Trump might argue that the missile strikes on Thursday night were simply enforcing the U.N. deal that Obama negotiated. However, the relevant U.N. resolution made it clear that the Security Council had to authorize the use of force before military action could be taken. Instead, Trump seems to have resorted to Obama’s “national interest” argument. In carefully worded remarks made at Mar-a-Lago after the strikes became public, Trump said, “It is in the vital national-security interest of the United States to prevent and deter the spread and use of deadly chemical weapons.” He made references to an international treaty, signed by Syria, against the use of chemical weapons, as well as the 2013 U.N. resolution. He also made a second national-interest argument: “the region continues to destabilize, threatening the United States and its allies.”
Harold Koh, who served as a legal adviser of the U.S. Department of State for the first few years of the Obama Administration and is now the Sterling Professor of International Law at Yale Law School, has articulated the legal justification behind the kind of limited military strike that Trump initiated.
“What I argue is that international law is supposed to protect human rights, not just sovereignty,” he told me. Koh argues that the Trump strike falls short of triggering the War Powers Resolution, which would require the President to seek congressional authority. “It’s not war. We haven’t gone to war against Syria,” Koh said. “We did a strike. And doing a strike is something that Congress has acceded to the President in cases where he claims a vital national interest.”

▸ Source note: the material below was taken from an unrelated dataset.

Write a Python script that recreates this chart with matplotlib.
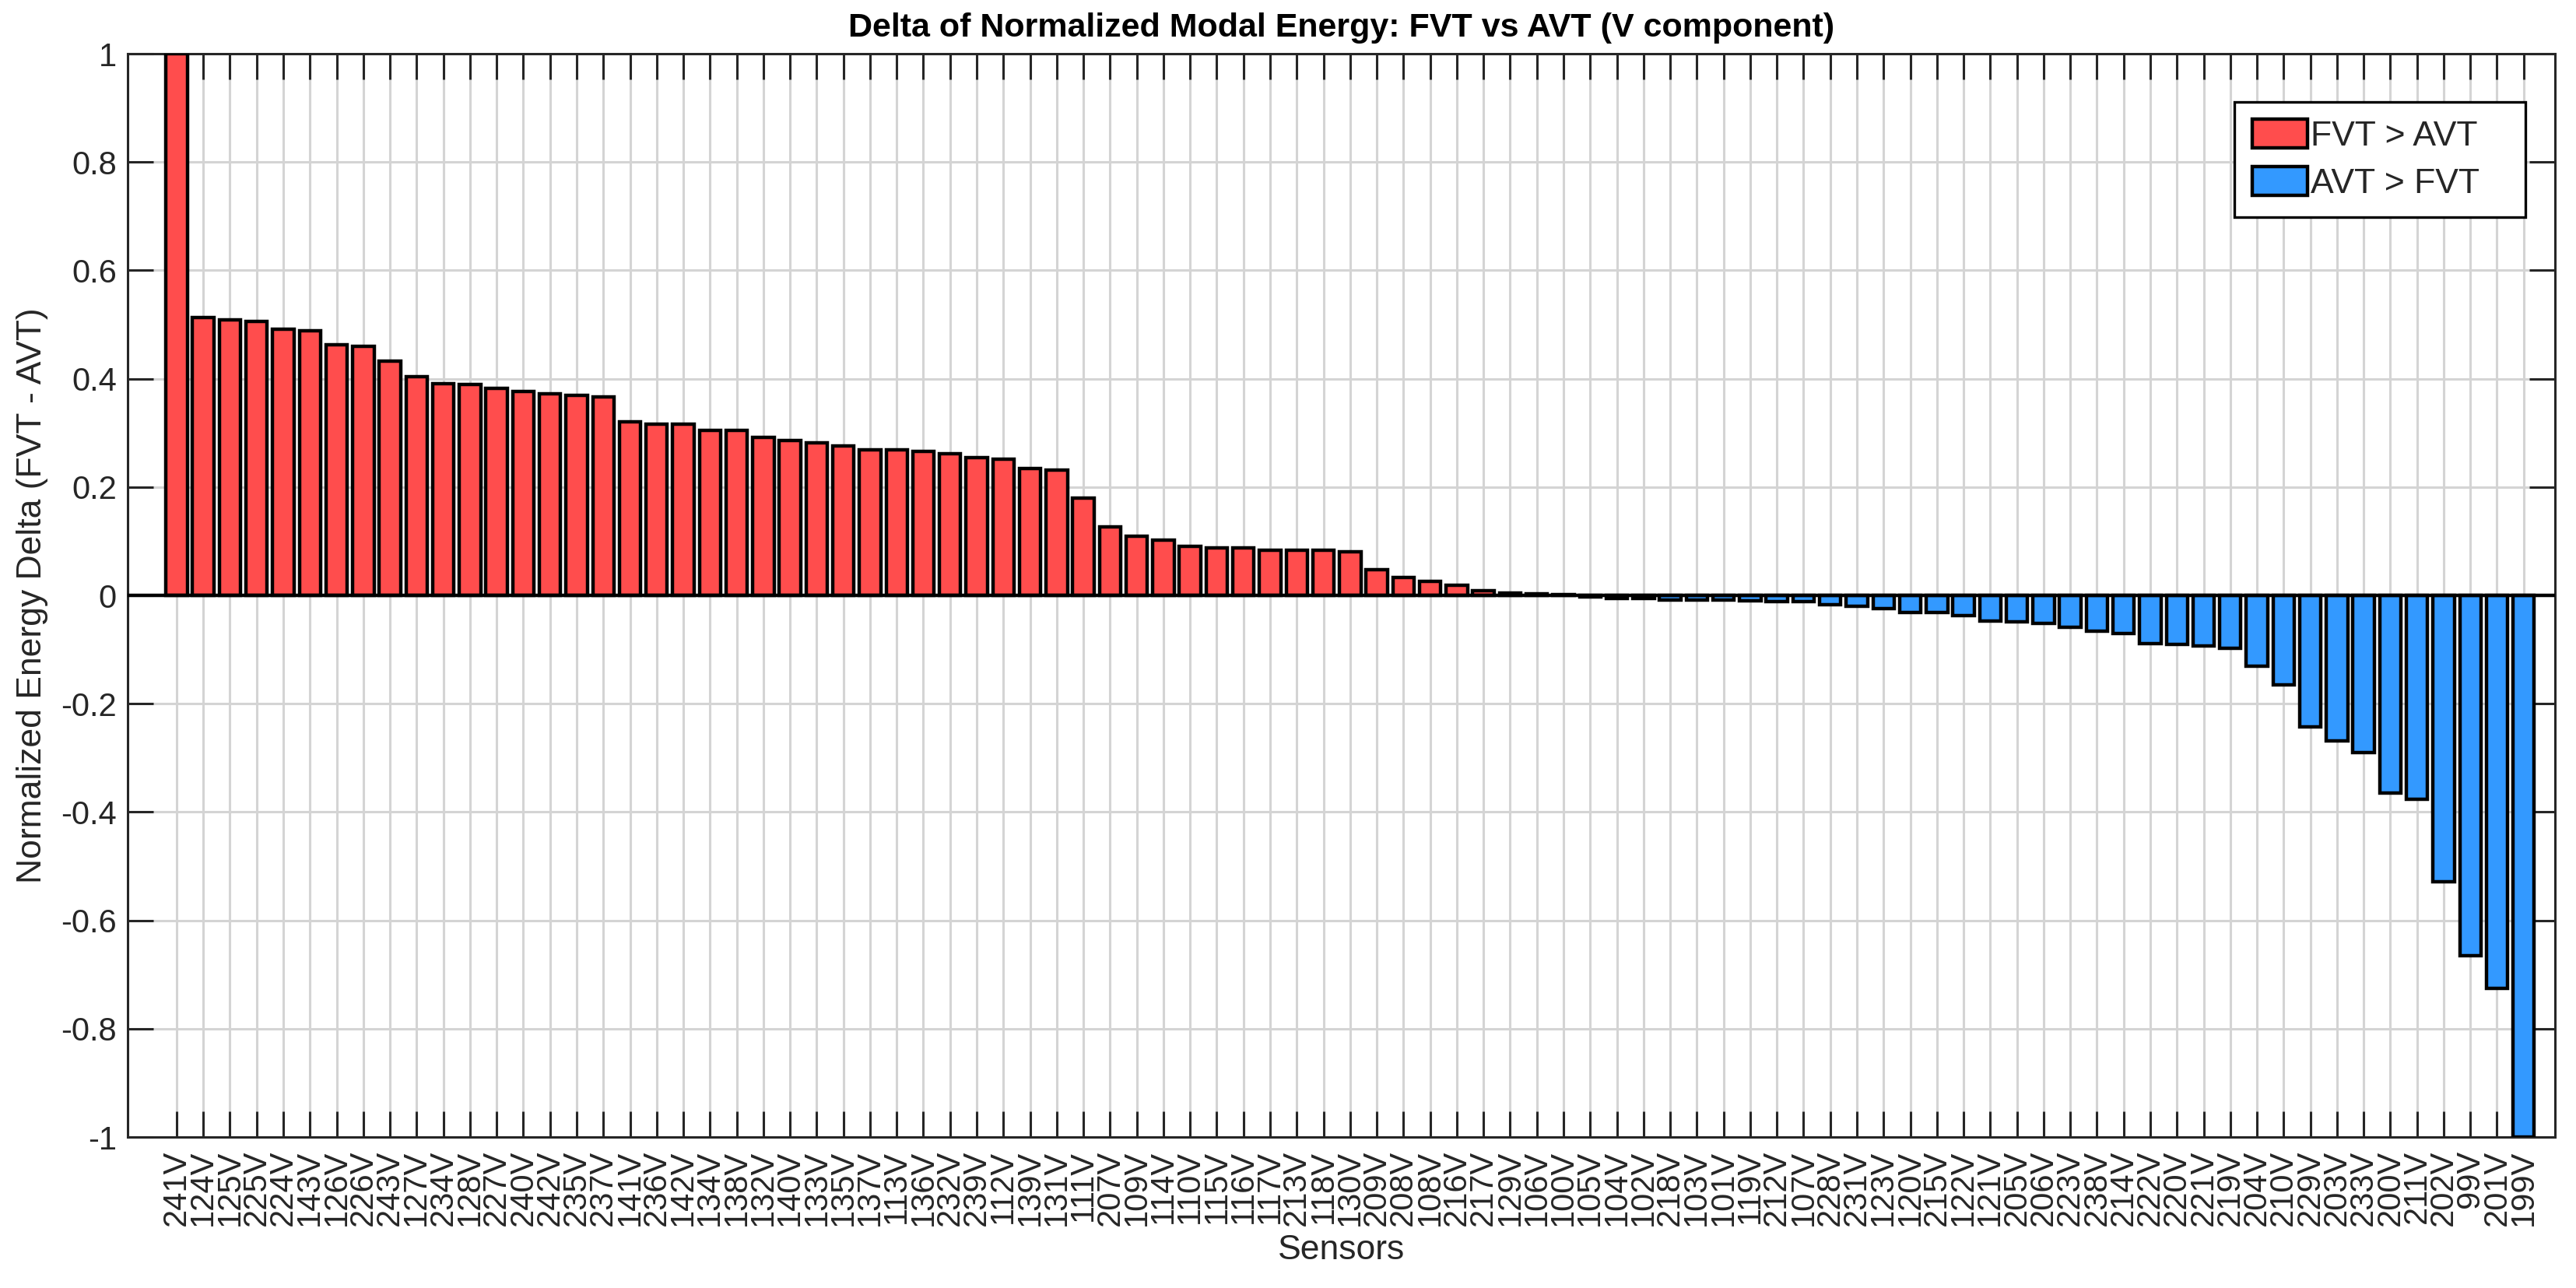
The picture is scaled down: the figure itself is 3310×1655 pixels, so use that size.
import numpy as np
import matplotlib
matplotlib.use("Agg")
import matplotlib.pyplot as plt
from matplotlib.patches import Patch

plt.rcParams['font.family'] = ['Liberation Sans', 'DejaVu Sans']

# sensors sorted by delta (FVT - AVT)
sensors = ['241V', '124V', '125V', '225V', '224V', '143V', '126V', '226V', '243V', '127V',
           '234V', '128V', '227V', '240V', '242V', '235V', '237V', '141V', '236V', '142V',
           '134V', '138V', '132V', '140V', '133V', '135V', '137V', '113V', '136V', '232V',
           '239V', '112V', '139V', '131V', '111V', '207V', '109V', '114V', '110V', '115V',
           '116V', '117V', '213V', '118V', '130V', '209V', '208V', '108V', '216V', '217V',
           '129V', '106V', '100V', '105V', '104V', '102V', '218V', '103V', '101V', '119V',
           '212V', '107V', '228V', '231V', '123V', '120V', '215V', '122V', '121V', '205V',
           '206V', '223V', '238V', '214V', '222V', '220V', '221V', '219V', '204V', '210V',
           '229V', '203V', '233V', '200V', '211V', '202V', '99V', '201V', '199V']

delta = [1.000, 0.513, 0.509, 0.506, 0.492, 0.489, 0.462, 0.460, 0.433, 0.404,
         0.391, 0.389, 0.382, 0.377, 0.372, 0.369, 0.367, 0.321, 0.316, 0.316,
         0.304, 0.304, 0.291, 0.286, 0.281, 0.276, 0.268, 0.268, 0.266, 0.261,
         0.254, 0.251, 0.234, 0.232, 0.180, 0.126, 0.109, 0.102, 0.090, 0.087,
         0.087, 0.083, 0.083, 0.083, 0.080, 0.048, 0.033, 0.026, 0.019, 0.008,
         0.005, 0.003, 0.001, -0.003, -0.005, -0.005, -0.008, -0.008, -0.008, -0.010,
         -0.012, -0.012, -0.017, -0.020, -0.024, -0.032, -0.032, -0.037, -0.047, -0.049,
         -0.052, -0.059, -0.066, -0.071, -0.089, -0.091, -0.094, -0.098, -0.131, -0.165,
         -0.243, -0.268, -0.290, -0.365, -0.377, -0.528, -0.665, -0.725, -1.000]

yticks = [-1, -0.8, -0.6, -0.4, -0.2, 0, 0.2, 0.4, 0.6, 0.8, 1]
ytick_labels = ['-1', '-0.8', '-0.6', '-0.4', '-0.2', '0', '0.2', '0.4', '0.6', '0.8', '1']

red = '#ff4d4d'
blue = '#3399ff'
dark = '#262626'

delta = np.array(delta)
x = np.arange(len(sensors))
colors = [red if d > 0 else blue for d in delta]

fig = plt.figure(figsize=(16.55, 8.275), dpi=200)
ax = fig.add_axes([0.0495, 0.1172, 0.9423, 0.8411])

ax.bar(x, delta, width=0.8, color=colors, edgecolor='black', linewidth=1.6, zorder=3)
ax.axhline(0, color='black', lw=1.6, zorder=4)

ax.set_xlim(-1.84, len(sensors) - 1 + 1.17)
ax.set_ylim(-1, 1)
ax.set_xticks(x)
ax.set_xticklabels(sensors, rotation=90, fontsize=15, color=dark)
ax.set_yticks(yticks)
ax.set_yticklabels(ytick_labels, fontsize=15, color=dark)

ax.tick_params(axis='both', direction='in', length=12, width=1.1, color=dark,
               top=True, right=True)
ax.tick_params(axis='x', pad=6)
ax.tick_params(axis='y', pad=5)
for s in ax.spines.values():
    s.set_linewidth(1.1)
    s.set_color(dark)

ax.set_axisbelow(True)
ax.grid(True, color='#d4d4d4', lw=1.1)

ax.set_title('Delta of Normalized Modal Energy: FVT vs AVT (V component)',
             fontsize=15.5, fontweight='bold', pad=8)
ax.set_xlabel('Sensors', fontsize=16, color=dark, labelpad=4)
ax.set_ylabel('Normalized Energy Delta (FVT - AVT)', fontsize=16, color=dark, labelpad=6)

handles = [Patch(facecolor=red, edgecolor='black', linewidth=1.6, label='FVT > AVT   '),
           Patch(facecolor=blue, edgecolor='black', linewidth=1.6, label='AVT > FVT   ')]
leg = ax.legend(handles=handles, loc='upper right', bbox_to_anchor=(0.9878, 0.9555),
                borderaxespad=0, fontsize=16, fancybox=False, framealpha=1,
                edgecolor='black', handlelength=1.6, handleheight=0.9,
                handletextpad=0.1, borderpad=0.5, labelspacing=0.4)
leg.get_frame().set_linewidth(1.2)
for t in leg.get_texts():
    t.set_color(dark)

fig.savefig('out.png', dpi=200)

This interpretation rests on whether there are additional military actions, which the Administration has suggested there won’t be. “If this is a one-and-done, Congress isn’t going to challenge it,” Koh said. So far, he’s correct, as several congressional leaders, including prominent Democrats, have supported the action, and demanded a role for Congress only if Trump wants to go further. “Tonight’s strike in Syria appears to be a proportional response to the regime’s use of chemical weapons,” Nancy Pelosi said in a statement. “If the President intends to escalate the U.S. military’s involvement in Syria, he must come to Congress for an Authorization for Use of Military Force, which is tailored to meet the threat and prevent another open-ended war in the Middle East.” (Marco Rubio, too, has come out in favor of the strikes.)
Several legal scholars believe that the “national security” test is so vague that it makes almost any action constitutional. Jack Goldsmith, a former Justice Department lawyer in the George W. Bush Administration, argues in an essay at the Lawfare Blog that the two American interests cited by Trump—upholding a treaty and preventing the destabilization of a region—“will always be present when the President is considering military intervention,” and, thus, “ these interests provide no practical limitation on presidential power.”
In one of the many ironies of this episode, Trump is clearly coming down on the side of the humanitarian interventionists, like Koh, who have spent decades pushing for broad authority to use military force to protect populations that are threatened by their own governments.
“I’m not saying anything Trump does going forward isn’t awful,” Koh told me. “He’s obviously incompetent. But just to say that because I don’t like Trump—which I don’t—it’s illegal, is wrong. If you care so much about Syrian children, why doesn’t he let them in?” he said, referring to Trump’s travel ban on Syrian citizens. “It’s ridiculous. But that doesn’t make what he did just now illegal. That’s my point. Even a blind pig finds an acorn.”